▶ _What to work on_: Repeat the lines below exactly as they appear, but leave out the images.

◆ ◆ ◆ ◆

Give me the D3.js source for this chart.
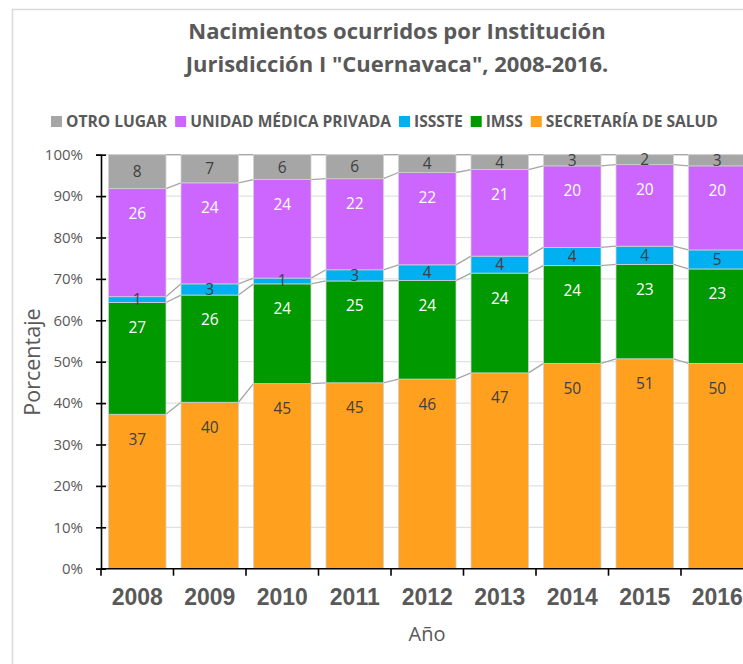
<!DOCTYPE html>
<html>
<head>
<meta charset="utf-8">
<script src="https://cdn.jsdelivr.net/npm/d3@7"></script>
<style>
  body { margin: 0; background: #fff; }
  text { font-family: 'Open Sans', 'Noto Sans', sans-serif; }
</style>
</head>
<body>
<svg id="chart" width="743" height="664"></svg>
<script>
// datos (porcentaje por institucion)
const years = ['2008', '2009', '2010', '2011', '2012', '2013', '2014', '2015', '2016'];
const secretaria = [37.3, 40.2, 44.7, 44.9, 45.8, 47.3, 49.6, 50.7, 49.6];
const imss       = [27.0, 25.9, 24.1, 24.6, 23.8, 24.1, 23.6, 22.8, 22.8];
const issste     = [1.4, 2.7, 1.4, 2.7, 3.8, 4.1, 4.4, 4.4, 4.6];
const privada    = [26.1, 24.4, 23.8, 22.0, 22.3, 20.9, 19.7, 19.7, 20.3];
const otro       = [8.2, 6.8, 6.0, 5.8, 4.3, 3.6, 2.7, 2.4, 2.7];

const seriesNames = ['SECRETARÍA DE SALUD', 'IMSS', 'ISSSTE', 'UNIDAD MÉDICA PRIVADA', 'OTRO LUGAR'];
const seriesValues = [secretaria, imss, issste, privada, otro];
const seriesColors = ['#ffa01f', '#009900', '#00b0f0', '#cc66ff', '#a6a6a6'];
const labelColors = ['#404040', '#ffffff', '#404040', '#ffffff', '#404040'];
const yTicks = [0, 0.1, 0.2, 0.3, 0.4, 0.5, 0.6, 0.7, 0.8, 0.9, 1];

const rows = years.map((y, i) => {
  const r = {year: y};
  seriesNames.forEach((s, k) => r[s] = seriesValues[k][i]);
  return r;
});

const svg = d3.select('#chart');
const grey = '#595959';

// borde del area del grafico
svg.append('rect')
  .attr('x', 12.5).attr('y', 9.5)
  .attr('width', 800).attr('height', 700)
  .attr('fill', 'none')
  .attr('stroke', '#d9d9d9')
  .attr('stroke-width', 1.5);

const x = d3.scaleBand().domain(years).range([101, 753.5])
  .paddingInner(0.207).paddingOuter(0.1035);
const y = d3.scaleLinear().domain([0, 1]).range([568.7, 154.7]);

const stack = d3.stack().keys(seriesNames).offset(d3.stackOffsetExpand);
const stacked = stack(rows);

// lineas de division
svg.append('g').selectAll('line')
  .data(yTicks.filter(t => t > 0))
  .join('line')
  .attr('x1', 101).attr('x2', 760)
  .attr('y1', d => y(d)).attr('y2', d => y(d))
  .attr('stroke', '#d9d9d9').attr('stroke-width', 1);

// lineas de serie entre barras
const seriesLines = svg.append('g');
stacked.forEach(layer => {
  for (let i = 0; i < years.length - 1; i++) {
    seriesLines.append('line')
      .attr('x1', x(years[i]) + x.bandwidth())
      .attr('x2', x(years[i + 1]))
      .attr('y1', y(layer[i][1]))
      .attr('y2', y(layer[i + 1][1]))
      .attr('stroke', '#a6a6a6')
      .attr('stroke-width', 1.3);
  }
});

// barras
stacked.forEach((layer, k) => {
  svg.append('g')
    .selectAll('rect')
    .data(layer)
    .join('rect')
    .attr('x', d => x(d.data.year))
    .attr('width', x.bandwidth())
    .attr('y', d => y(d[1]))
    .attr('height', d => y(d[0]) - y(d[1]))
    .attr('fill', seriesColors[k])
    .attr('stroke', '#d0d0d0')
    .attr('stroke-width', 0.8);
});

// etiquetas de datos
stacked.forEach((layer, k) => {
  svg.append('g')
    .selectAll('text')
    .data(layer)
    .join('text')
    .attr('x', d => x(d.data.year) + x.bandwidth() / 2)
    .attr('y', d => {
      const top = y(d[1]), h = y(d[0]) - y(d[1]);
      return top + Math.min(h / 2, 25);
    })
    .attr('dy', '0.35em')
    .attr('text-anchor', 'middle')
    .attr('font-size', 15.5)
    .attr('fill', labelColors[k])
    .text(d => Math.round(d.data[layer.key]));
});

// eje Y
const yAxis = svg.append('g')
  .attr('transform', 'translate(101,0)')
  .call(d3.axisLeft(y).tickValues(yTicks).tickFormat(d3.format('.0%')).tickSize(5).tickPadding(13));
yAxis.select('.domain').attr('stroke', '#000').attr('stroke-width', 1.6);
yAxis.selectAll('.tick line').attr('x1', 5).attr('x2', -5).attr('stroke', '#000').attr('stroke-width', 1.6);
yAxis.selectAll('.tick text').attr('fill', grey).attr('font-size', 15)
  .style('font-family', "'Open Sans', sans-serif");

// eje X
const xAxis = svg.append('g').attr('transform', 'translate(0,568.7)');
xAxis.append('line')
  .attr('x1', 101).attr('x2', 760)
  .attr('stroke', '#000').attr('stroke-width', 1.6);
const half = (x.step() - x.bandwidth()) / 2;
xAxis.selectAll('line.tk')
  .data(years)
  .join('line')
  .attr('class', 'tk')
  .attr('x1', d => x(d) - half).attr('x2', d => x(d) - half)
  .attr('y1', 0).attr('y2', 7)
  .attr('stroke', '#000').attr('stroke-width', 1.6);
xAxis.selectAll('text')
  .data(years)
  .join('text')
  .attr('x', d => x(d) + x.bandwidth() / 2)
  .attr('y', 36.5)
  .attr('text-anchor', 'middle')
  .attr('font-size', 23)
  .attr('font-weight', 'bold')
  .attr('fill', grey)
  .style('font-family', "'Liberation Sans', Arial, sans-serif")
  .text(d => d);

// titulos de ejes
svg.append('text')
  .attr('x', 427).attr('y', 641)
  .attr('text-anchor', 'middle')
  .attr('font-size', 20)
  .attr('fill', grey)
  .text('Año');

svg.append('text')
  .attr('transform', 'translate(40,362) rotate(-90)')
  .attr('text-anchor', 'middle')
  .attr('font-size', 21.5)
  .attr('fill', grey)
  .text('Porcentaje');

// titulo
const title = svg.append('text')
  .attr('text-anchor', 'middle')
  .attr('font-size', 22)
  .attr('font-weight', 'bold')
  .attr('fill', grey);
title.append('tspan').attr('x', 397).attr('y', 39).text('Nacimientos ocurridos por Institución');
title.append('tspan').attr('x', 397).attr('y', 72).text('Jurisdicción I "Cuernavaca", 2008-2016.');

// leyenda
const legend = svg.append('g').attr('transform', 'translate(51,0)');
let lx = 0;
seriesNames.slice().reverse().forEach((name, i) => {
  const k = seriesNames.length - 1 - i;
  legend.append('rect')
    .attr('x', lx).attr('y', 116)
    .attr('width', 11).attr('height', 11)
    .attr('fill', seriesColors[k]);
  const t = legend.append('text')
    .attr('x', lx + 15).attr('y', 127)
    .attr('font-size', 15.6)
    .attr('font-weight', 'bold')
    .attr('fill', grey)
    .text(name);
  lx += 15 + t.node().getComputedTextLength() + 8;
});
</script>
</body>
</html>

◆ ◆ ◆ ◆

▶ _Result_:
Give me the D3.js source for this chart.
<!DOCTYPE html>
<html>
<head>
<meta charset="utf-8">
<script src="https://cdn.jsdelivr.net/npm/d3@7"></script>
<style>
  body { margin: 0; background: #fff; }
  text { font-family: 'Open Sans', 'Noto Sans', sans-serif; }
</style>
</head>
<body>
<svg id="chart" width="743" height="664"></svg>
<script>
// datos (porcentaje por institucion)
const years = ['2008', '2009', '2010', '2011', '2012', '2013', '2014', '2015', '2016'];
const secretaria = [37.3, 40.2, 44.7, 44.9, 45.8, 47.3, 49.6, 50.7, 49.6];
const imss       = [27.0, 25.9, 24.1, 24.6, 23.8, 24.1, 23.6, 22.8, 22.8];
const issste     = [1.4, 2.7, 1.4, 2.7, 3.8, 4.1, 4.4, 4.4, 4.6];
const privada    = [26.1, 24.4, 23.8, 22.0, 22.3, 20.9, 19.7, 19.7, 20.3];
const otro       = [8.2, 6.8, 6.0, 5.8, 4.3, 3.6, 2.7, 2.4, 2.7];

const seriesNames = ['SECRETARÍA DE SALUD', 'IMSS', 'ISSSTE', 'UNIDAD MÉDICA PRIVADA', 'OTRO LUGAR'];
const seriesValues = [secretaria, imss, issste, privada, otro];
const seriesColors = ['#ffa01f', '#009900', '#00b0f0', '#cc66ff', '#a6a6a6'];
const labelColors = ['#404040', '#ffffff', '#404040', '#ffffff', '#404040'];
const yTicks = [0, 0.1, 0.2, 0.3, 0.4, 0.5, 0.6, 0.7, 0.8, 0.9, 1];

const rows = years.map((y, i) => {
  const r = {year: y};
  seriesNames.forEach((s, k) => r[s] = seriesValues[k][i]);
  return r;
});

const svg = d3.select('#chart');
const grey = '#595959';

// borde del area del grafico
svg.append('rect')
  .attr('x', 12.5).attr('y', 9.5)
  .attr('width', 800).attr('height', 700)
  .attr('fill', 'none')
  .attr('stroke', '#d9d9d9')
  .attr('stroke-width', 1.5);

const x = d3.scaleBand().domain(years).range([101, 753.5])
  .paddingInner(0.207).paddingOuter(0.1035);
const y = d3.scaleLinear().domain([0, 1]).range([568.7, 154.7]);

const stack = d3.stack().keys(seriesNames).offset(d3.stackOffsetExpand);
const stacked = stack(rows);

// lineas de division
svg.append('g').selectAll('line')
  .data(yTicks.filter(t => t > 0))
  .join('line')
  .attr('x1', 101).attr('x2', 760)
  .attr('y1', d => y(d)).attr('y2', d => y(d))
  .attr('stroke', '#d9d9d9').attr('stroke-width', 1);

// lineas de serie entre barras
const seriesLines = svg.append('g');
stacked.forEach(layer => {
  for (let i = 0; i < years.length - 1; i++) {
    seriesLines.append('line')
      .attr('x1', x(years[i]) + x.bandwidth())
      .attr('x2', x(years[i + 1]))
      .attr('y1', y(layer[i][1]))
      .attr('y2', y(layer[i + 1][1]))
      .attr('stroke', '#a6a6a6')
      .attr('stroke-width', 1.3);
  }
});

// barras
stacked.forEach((layer, k) => {
  svg.append('g')
    .selectAll('rect')
    .data(layer)
    .join('rect')
    .attr('x', d => x(d.data.year))
    .attr('width', x.bandwidth())
    .attr('y', d => y(d[1]))
    .attr('height', d => y(d[0]) - y(d[1]))
    .attr('fill', seriesColors[k])
    .attr('stroke', '#d0d0d0')
    .attr('stroke-width', 0.8);
});

// etiquetas de datos
stacked.forEach((layer, k) => {
  svg.append('g')
    .selectAll('text')
    .data(layer)
    .join('text')
    .attr('x', d => x(d.data.year) + x.bandwidth() / 2)
    .attr('y', d => {
      const top = y(d[1]), h = y(d[0]) - y(d[1]);
      return top + Math.min(h / 2, 25);
    })
    .attr('dy', '0.35em')
    .attr('text-anchor', 'middle')
    .attr('font-size', 15.5)
    .attr('fill', labelColors[k])
    .text(d => Math.round(d.data[layer.key]));
});

// eje Y
const yAxis = svg.append('g')
  .attr('transform', 'translate(101,0)')
  .call(d3.axisLeft(y).tickValues(yTicks).tickFormat(d3.format('.0%')).tickSize(5).tickPadding(13));
yAxis.select('.domain').attr('stroke', '#000').attr('stroke-width', 1.6);
yAxis.selectAll('.tick line').attr('x1', 5).attr('x2', -5).attr('stroke', '#000').attr('stroke-width', 1.6);
yAxis.selectAll('.tick text').attr('fill', grey).attr('font-size', 15)
  .style('font-family', "'Open Sans', sans-serif");

// eje X
const xAxis = svg.append('g').attr('transform', 'translate(0,568.7)');
xAxis.append('line')
  .attr('x1', 101).attr('x2', 760)
  .attr('stroke', '#000').attr('stroke-width', 1.6);
const half = (x.step() - x.bandwidth()) / 2;
xAxis.selectAll('line.tk')
  .data(years)
  .join('line')
  .attr('class', 'tk')
  .attr('x1', d => x(d) - half).attr('x2', d => x(d) - half)
  .attr('y1', 0).attr('y2', 7)
  .attr('stroke', '#000').attr('stroke-width', 1.6);
xAxis.selectAll('text')
  .data(years)
  .join('text')
  .attr('x', d => x(d) + x.bandwidth() / 2)
  .attr('y', 36.5)
  .attr('text-anchor', 'middle')
  .attr('font-size', 23)
  .attr('font-weight', 'bold')
  .attr('fill', grey)
  .style('font-family', "'Liberation Sans', Arial, sans-serif")
  .text(d => d);

// titulos de ejes
svg.append('text')
  .attr('x', 427).attr('y', 641)
  .attr('text-anchor', 'middle')
  .attr('font-size', 20)
  .attr('fill', grey)
  .text('Año');

svg.append('text')
  .attr('transform', 'translate(40,362) rotate(-90)')
  .attr('text-anchor', 'middle')
  .attr('font-size', 21.5)
  .attr('fill', grey)
  .text('Porcentaje');

// titulo
const title = svg.append('text')
  .attr('text-anchor', 'middle')
  .attr('font-size', 22)
  .attr('font-weight', 'bold')
  .attr('fill', grey);
title.append('tspan').attr('x', 397).attr('y', 39).text('Nacimientos ocurridos por Institución');
title.append('tspan').attr('x', 397).attr('y', 72).text('Jurisdicción I "Cuernavaca", 2008-2016.');

// leyenda
const legend = svg.append('g').attr('transform', 'translate(51,0)');
let lx = 0;
seriesNames.slice().reverse().forEach((name, i) => {
  const k = seriesNames.length - 1 - i;
  legend.append('rect')
    .attr('x', lx).attr('y', 116)
    .attr('width', 11).attr('height', 11)
    .attr('fill', seriesColors[k]);
  const t = legend.append('text')
    .attr('x', lx + 15).attr('y', 127)
    .attr('font-size', 15.6)
    .attr('font-weight', 'bold')
    .attr('fill', grey)
    .text(name);
  lx += 15 + t.node().getComputedTextLength() + 8;
});
</script>
</body>
</html>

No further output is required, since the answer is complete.